Blame the finger wagging on the fact that they were the polar opposite of their close relative, Jackie O. But mentally ill? We’re as offended by that charge as the new PBS documentary, Grey Gardens: From East Hampton to Broadway, reveals that Little Edie was. In fact, she wrote an unpublished letter to New York Times reviewer Walter Goodman explaining that she and her mother were not the helpless victims of exploitation by filmmakers Albert and David Maysles, or as Goodman so harshly put it, “a circus side show.”

In her opinion the foursome were equal collaborators in a new kind motion picture — “a breakthrough into the very beautiful and precious thing called life.” Perhaps the mother/daughter duo would have fared better in the South, where crazy old lady characters are a dime a dozen; they certainly could have taught Britney Spears a thing or two that would have worked well in her recent MTV doc.

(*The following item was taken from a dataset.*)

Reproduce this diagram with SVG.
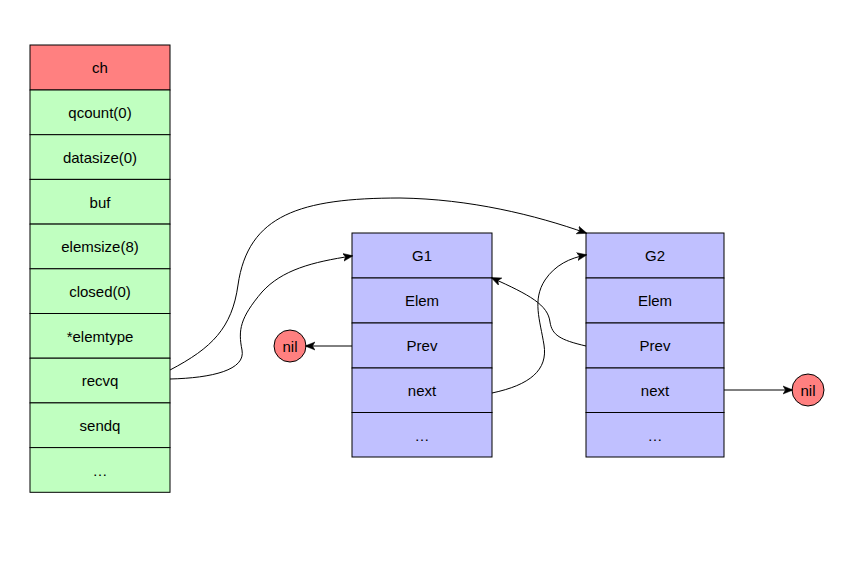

Jezebel has some clips from the PBS special here (it replays on New York’s Channel 13 Friday at 4:00 a.m.), and as one of their commenters points out, in My Life at Grey Gardens author Lois Wright, a family friend who spent 13 months living with the Beales, says that fame-hungry Little Edie loved all of the attention she received from the film. We’ll tune in on Friday and let you know what we think. There’s also an HBO film based on their lives starring Drew Barrymore and Jessica Lange due out in April of next year, so victims or not, it seems like the crazy Beales (who are both dead now) aren’t planning on leaving the public eye any time soon.